Documentation is definitely not one of x86's strengths. Other architectures do much better. For example, ARM provides formal models of their CPUs, and RISC-V is so simple you could implement all its semantics in a few thousand lines of code.
There are quite a few instructions with undefined behavior, but it is not that much of an issue if you can choose to avoid it -- for example in a compiler. Almost all UB is found in flags or when using invalid instruction prefixes. And although there is some unexpected UB, like `imul`'s zero flag being UB instead of being set according to the result of the multiplication [1], reading the manual and sticking to the parts that are clearly not UB gets you most of the way.
However, it becomes an issue if you need to analyze a binary that uses UB. Then you can't choose which instructions to use, so you need to have a complete model of all UB. That's much more difficult, and for example most decompilers currently fail at this.
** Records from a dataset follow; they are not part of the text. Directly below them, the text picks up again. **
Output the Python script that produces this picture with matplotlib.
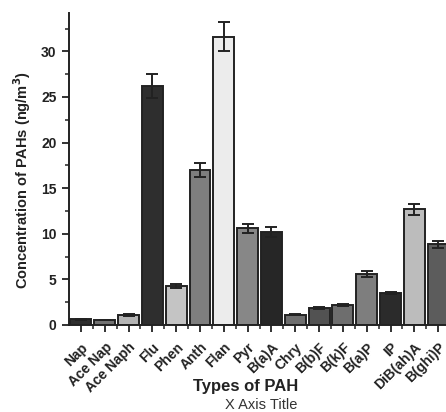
import numpy as np
import matplotlib.pyplot as plt
from matplotlib.ticker import MultipleLocator
from matplotlib.transforms import ScaledTranslation

plt.rcParams['font.family'] = ['Liberation Sans', 'DejaVu Sans']

# PAH concentrations and standard errors
pahs = ['Nap', 'Ace Nap', 'Ace Naph', 'Flu', 'Phen', 'Anth', 'Flan', 'Pyr',
        'B(a)A', 'Chry', 'B(b)F', 'B(k)F', 'B(a)P', 'IP', 'DiB(ah)A', 'B(ghi)P']
conc = [0.65, 0.55, 1.1, 26.2, 4.3, 17.0, 31.6, 10.6,
        10.2, 1.15, 1.85, 2.2, 5.6, 3.55, 12.7, 8.85]
err = [0.05, 0.05, 0.08, 1.3, 0.2, 0.8, 1.6, 0.5,
       0.5, 0.05, 0.07, 0.1, 0.3, 0.12, 0.6, 0.4]
shades = ['#2e2e2e', '#727272', '#b4b4b4', '#2e2e2e', '#c4c4c4', '#7e7e7e',
          '#ececec', '#878787', '#262626', '#6e6e6e', '#525252', '#6e6e6e',
          '#7e7e7e', '#2b2b2b', '#bcbcbc', '#5c5c5c']

W, H = 446, 412
fig = plt.figure(figsize=(W / 100, H / 100), dpi=100)
x0, x1 = 69, 446
y0, y1 = 325, 13
ax = fig.add_axes([x0 / W, 1 - y0 / H, (x1 - x0) / W, (y0 - y1) / H])

x = np.arange(len(pahs))
ax.bar(x, conc, width=0.88, color=shades, edgecolor='#222222', linewidth=1.4,
       yerr=err, error_kw=dict(ecolor='#222222', elinewidth=1.4, capsize=4, capthick=1.4))

ax.set_xlim(-0.5, 15.33)
ax.set_ylim(0, 34.2)
ax.yaxis.set_major_locator(MultipleLocator(5))
ax.yaxis.set_minor_locator(MultipleLocator(2.5))
ax.set_xticks(x)
ax.set_xticks(x[:-1] + 0.5, minor=True)
ax.set_xticklabels(pahs, rotation=45, ha='right', rotation_mode='anchor',
                   fontsize=10, fontweight='bold', color='#222222')
# nudge rotated labels so their ends sit under the ticks
shift = ScaledTranslation(-6 / 100, 0, fig.dpi_scale_trans)
for lab in ax.get_xticklabels():
    lab.set_transform(lab.get_transform() + shift)
for lab in ax.get_yticklabels():
    lab.set_fontweight('bold')
    lab.set_fontsize(10)
    lab.set_color('#222222')

ax.spines['top'].set_visible(False)
ax.spines['right'].set_visible(False)
for s in ('left', 'bottom'):
    ax.spines[s].set_linewidth(1.4)
    ax.spines[s].set_color('#222222')
ax.tick_params(which='major', direction='out', length=5, width=1.3, color='#222222')
ax.tick_params(which='minor', direction='out', length=3, width=1.1, color='#222222')
ax.tick_params(axis='x', which='major', pad=6)
ax.tick_params(axis='y', pad=4)

fig.text(22 / W, 1 - 180 / H, 'Concentration of PAHs (ng/m$^\\mathbf{3}$)', rotation=90,
         ha='center', va='center', fontsize=10.5, fontweight='bold', color='#222222')
fig.text(246 / W, 1 - 386 / H, 'Types of PAH', ha='center', va='center',
         fontsize=12, fontweight='bold', color='#222222')
fig.text(261 / W, 1 - 405 / H, 'X Axis Title', ha='center', va='center',
         fontsize=10.5, color='#333333')

fig.savefig('out.png', dpi=100)
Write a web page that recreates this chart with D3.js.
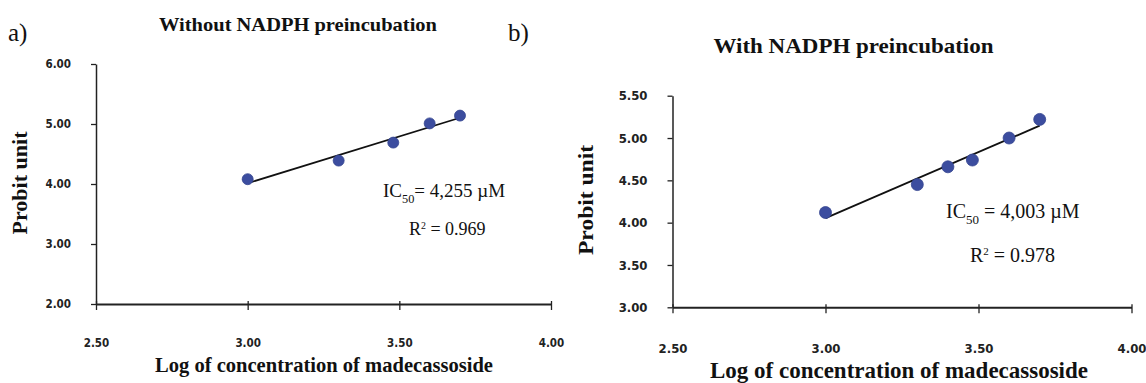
<!DOCTYPE html>
<html><head><meta charset="utf-8">
<script src="https://cdn.jsdelivr.net/npm/d3@7"></script>
<style>
html,body{margin:0;padding:0;background:#fff;}
svg{display:block;}
.serif{font-family:"Liberation Serif","Times New Roman",serif;fill:#111;}
.tick text{font-family:"Liberation Sans Narrow","DejaVu Sans Condensed","Liberation Sans",sans-serif;font-weight:bold;fill:#222;}
</style></head>
<body>
<svg id="chart" width="1146" height="383"></svg>
<script>
// ---- data ----
const panelLabels = ["a)", "b)"];
const titles = ["Without NADPH preincubation", "With NADPH preincubation"];
const xTitle = "Log of concentration of madecassoside";
const yTitle = "Probit unit";
const xTicks = [2.5, 3.0, 3.5, 4.0];
const yTicksA = [2, 3, 4, 5, 6];
const yTicksB = [3.0, 3.5, 4.0, 4.5, 5.0, 5.5];
const logConcA = [3.00, 3.30, 3.48, 3.60, 3.70];
const probitA  = [4.08, 4.39, 4.69, 5.01, 5.14];
const logConcB = [3.00, 3.30, 3.40, 3.48, 3.60, 3.70];
const probitB  = [4.12, 4.45, 4.66, 4.74, 5.00, 5.22];
const ic50Values = ["4,255", "4,003"];
const r2Values = ["0.969", "0.978"];

// ---- layout ----
const panels = [
  {xs: logConcA, ys: probitA, yTicks: yTicksA, xDom: [2.5, 4.0], yDom: [2, 6],
   xr: [96, 551], yr: [304, 64], tickFont: 11.5, xLabY: 347, r: 5.5,
   lab: {x: 8, y: 41, size: 25},
   title: {x: 298, y: 31, size: 19, len: 278},
   yt: {x: 20, y: 183, size: 20, len: 103},
   xt: {x: 324, y: 372, size: 21, len: 338},
   ic: {x: 383, y: 197, size: 19, len: 129, sep: ""},
   r2: {x: 409, y: 235, size: 18}},
  {xs: logConcB, ys: probitB, yTicks: yTicksB, xDom: [2.5, 4.0], yDom: [3, 5.5],
   xr: [672.5, 1131.5], yr: [307.3, 95.7], tickFont: 13, xLabY: 353, r: 6,
   lab: {x: 508, y: 41, size: 25},
   title: {x: 853.5, y: 53, size: 22, len: 280},
   yt: {x: 586, y: 200, size: 21, len: 110},
   xt: {x: 899, y: 378, size: 23, len: 378},
   ic: {x: 946, y: 218, size: 20, len: 135, sep: " "},
   r2: {x: 970, y: 262, size: 20}}
];

const svg = d3.select("#chart");

panels.forEach((p, i) => {
  const g = svg.append("g");
  const x = d3.scaleLinear().domain(p.xDom).range(p.xr);
  const y = d3.scaleLinear().domain(p.yDom).range(p.yr);

  // y axis
  const ya = g.append("g").attr("transform", `translate(${p.xr[0]},0)`)
    .call(d3.axisLeft(y).tickValues(p.yTicks).tickFormat(d3.format(".2f"))
      .tickSizeInner(5).tickSizeOuter(0).tickPadding(20));
  ya.select(".domain").attr("stroke", "#222").attr("stroke-width", 1.5);
  ya.selectAll(".tick line").attr("stroke", "#222").attr("stroke-width", 1.3);
  ya.selectAll(".tick text").style("font-size", p.tickFont + "px");

  // x axis
  const xa = g.append("g").attr("transform", `translate(0,${p.yr[0]})`)
    .call(d3.axisBottom(x).tickValues(xTicks).tickFormat(d3.format(".2f"))
      .tickSizeInner(6).tickSizeOuter(0));
  xa.select(".domain").attr("stroke", "#222").attr("stroke-width", 2);
  xa.selectAll(".tick line").attr("stroke", "#222").attr("stroke-width", 1.3)
    .attr("y1", -3).attr("y2", 6);
  xa.selectAll(".tick text").style("font-size", p.tickFont + "px")
    .attr("dy", null).attr("y", p.xLabY - p.yr[0]);

  // regression trend line
  const mx = d3.mean(p.xs), my = d3.mean(p.ys);
  const sxy = d3.sum(p.xs, (v, k) => (v - mx) * (p.ys[k] - my));
  const sxx = d3.sum(p.xs, v => (v - mx) * (v - mx));
  const slope = sxy / sxx, icpt = my - slope * mx;
  const ext = d3.extent(p.xs);
  g.append("path")
    .datum(ext.map(v => [v, icpt + slope * v]))
    .attr("d", d3.line().x(d => x(d[0])).y(d => y(d[1])))
    .attr("fill", "none").attr("stroke", "#111").attr("stroke-width", 1.8);

  // points
  g.selectAll("circle.pt").data(p.xs.map((v, k) => [v, p.ys[k]])).join("circle")
    .attr("class", "pt")
    .attr("cx", d => x(d[0])).attr("cy", d => y(d[1])).attr("r", p.r)
    .attr("fill", "#3c4d9f").attr("stroke", "#34448f").attr("stroke-width", 0.8);

  // panel label
  g.append("text").attr("class", "serif").attr("x", p.lab.x).attr("y", p.lab.y)
    .style("font-size", p.lab.size + "px").text(panelLabels[i]);

  // title
  g.append("text").attr("class", "serif").attr("x", p.title.x).attr("y", p.title.y)
    .attr("text-anchor", "middle").style("font-size", p.title.size + "px")
    .style("font-weight", "bold")
    .attr("textLength", p.title.len).attr("lengthAdjust", "spacingAndGlyphs")
    .text(titles[i]);

  // y title
  g.append("text").attr("class", "serif")
    .attr("transform", `translate(${p.yt.x},${p.yt.y}) rotate(-90)`)
    .attr("text-anchor", "middle").attr("dy", "0.35em")
    .style("font-size", p.yt.size + "px").style("font-weight", "bold")
    .attr("textLength", p.yt.len).attr("lengthAdjust", "spacingAndGlyphs")
    .text(yTitle);

  // x title
  g.append("text").attr("class", "serif").attr("x", p.xt.x).attr("y", p.xt.y)
    .attr("text-anchor", "middle").style("font-size", p.xt.size + "px")
    .style("font-weight", "bold")
    .attr("textLength", p.xt.len).attr("lengthAdjust", "spacingAndGlyphs")
    .text(xTitle);

  // IC50 annotation
  const ic = g.append("text").attr("class", "serif").attr("x", p.ic.x).attr("y", p.ic.y)
    .style("font-size", p.ic.size + "px");
  ic.append("tspan").text("IC");
  ic.append("tspan").attr("dy", p.ic.size * 0.3).style("font-size", (p.ic.size * 0.65) + "px").text("50");
  ic.append("tspan").attr("dy", -p.ic.size * 0.3).text(p.ic.sep + "= " + ic50Values[i] + " µM");

  // R2 annotation
  const r2 = g.append("text").attr("class", "serif").attr("x", p.r2.x).attr("y", p.r2.y)
    .style("font-size", p.r2.size + "px");
  r2.append("tspan").text("R");
  r2.append("tspan").attr("dy", -p.r2.size * 0.35).style("font-size", (p.r2.size * 0.55) + "px").text("2");
  r2.append("tspan").attr("dy", p.r2.size * 0.35).text(" = " + r2Values[i]);
});
</script>
</body></html>
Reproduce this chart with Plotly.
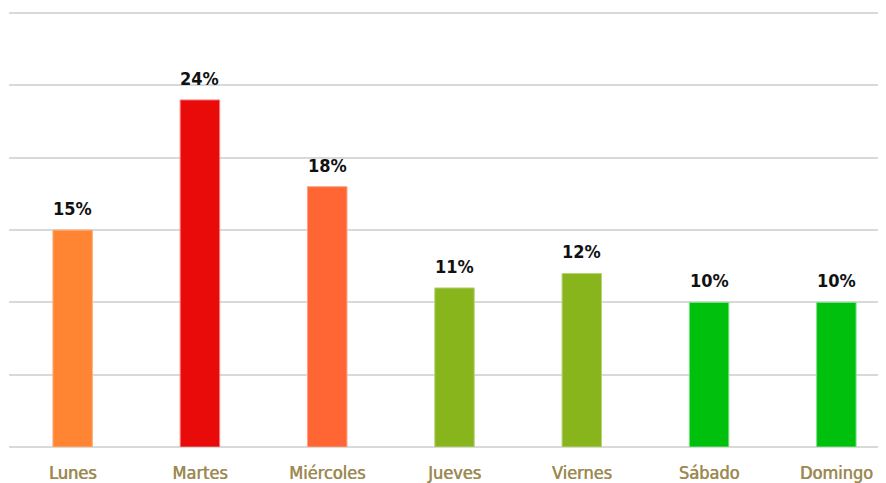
import plotly.graph_objects as go

dias = ["Lunes", "Martes", "Miércoles", "Jueves", "Viernes", "Sábado", "Domingo"]
valores = [15, 24, 18, 11, 12, 10, 10]
etiquetas = ["15%", "24%", "18%", "11%", "12%", "10%", "10%"]
colores = ["#FF8533", "#E90A0A", "#FF6633", "#88B41C", "#88B41C", "#00C00E", "#00C00E"]
bordes = ["#FFB080", "#F47C7C", "#FF9E80", "#B8D478", "#B8D478", "#7FE087", "#7FE087"]

FONT = "DejaVu Sans Condensed, Liberation Sans Narrow, Liberation Sans"
TICK_COLOR = "#9C8A52"

fig = go.Figure(go.Bar(
    x=dias, y=valores,
    marker=dict(color=colores, line=dict(color=bordes, width=1)),
    width=0.31,
))

for d, v, t in zip(dias, valores, etiquetas):
    fig.add_annotation(x=d, y=v, text=t, showarrow=False, yanchor="bottom", yshift=9,
                       font=dict(family=FONT, size=18, color="#111111", weight="bold"))

fig.update_layout(
    width=878, height=475,
    margin=dict(l=1, r=0, t=3, b=36),
    plot_bgcolor="white", paper_bgcolor="white",
    showlegend=False,
    xaxis=dict(range=[-0.5, 6.39], showgrid=False, showline=False, ticks="", automargin=False,
               ticklabelstandoff=13,
               tickfont=dict(family=FONT, size=18, color=TICK_COLOR,
                             shadow=f"0.6px 0 0 {TICK_COLOR}")),
    yaxis=dict(range=[0, 30.15], dtick=5, showgrid=True, gridcolor="#D9D9D9", gridwidth=2,
               automargin=False,
               showticklabels=False, zeroline=True, zerolinecolor="#D9D9D9", zerolinewidth=2),
)

fig.write_html("out.html")
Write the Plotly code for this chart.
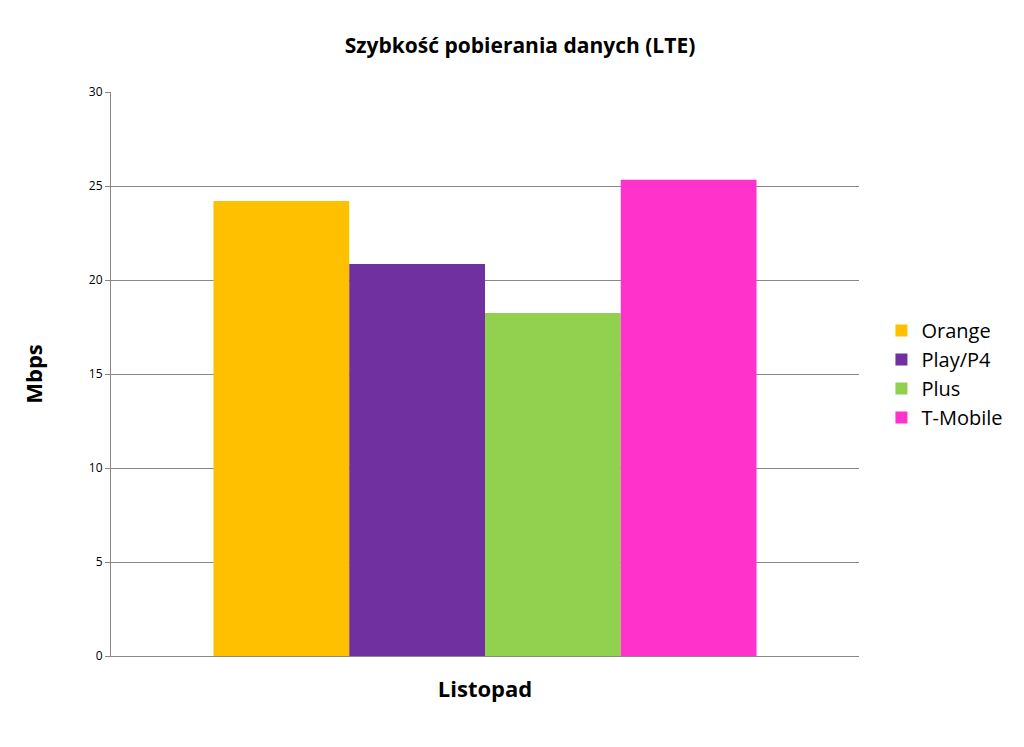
import plotly.graph_objects as go

operators = ["Orange", "Play/P4", "Plus", "T-Mobile"]
speeds = [24.2, 20.85, 18.25, 25.33]
colors = ["#FFC000", "#7030A0", "#92D050", "#FF33CC"]
category = ["Listopad"]

fig = go.Figure()
for name, val, col in zip(operators, speeds, colors):
    fig.add_trace(go.Bar(x=category, y=[val], name=name, marker_color=col,
                         marker_line_width=0))

fig.update_layout(
    width=1024, height=747,
    paper_bgcolor="white", plot_bgcolor="white",
    font=dict(family="Open Sans, DejaVu Sans", color="black"),
    title=dict(text="<b>Szybkość pobierania danych (LTE)</b>", x=0.5, y=0.96,
               xanchor="center", font=dict(size=21)),
    margin=dict(l=103, r=173, t=84, b=99, autoexpand=False),
    barmode="group", bargap=0.274, bargroupgap=0,
    legend=dict(x=1.03, y=0.5, yanchor="middle", font=dict(size=20),
                tracegroupgap=0, itemwidth=30),
    xaxis=dict(title=dict(text="<b>Listopad</b>", font=dict(size=22), standoff=25),
               showticklabels=False, showline=True, linecolor="#888",
               ticks=""),
    yaxis=dict(title=dict(text="<b>Mbps</b>", font=dict(size=22), standoff=40),
               range=[0, 30], dtick=5, showgrid=True, gridcolor="#888",
               tickfont=dict(size=12), showline=True, linecolor="#888",
               ticks="outside", ticklen=5, tickcolor="#888"),
)
fig.write_html("out.html")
We have an example of this in Figure 1 of our paper.
This is neat but the analysis of their work leaves a bit to be desired. You can't just randomly select instructions and see if you did a good job, because the instruction space is not really uniform on any axis that people care about. For example, on a hypothetical ISA that has most the encoding space that is, like, simple arithmetic ops then you can get "good" coverage really easily. But that's not actually very useful because the instructions people care about when doing this kind of analysis are specific and usually more esoteric, and difficult to analyze with a simple bitstring approximation. Like, this definitely cannot discover the semantics of syscall, or rdrand. The authors claim they would have been able to discover reptar if they extended their work slightly, but I think it is pretty dubious that their methodology is powerful enough to do so.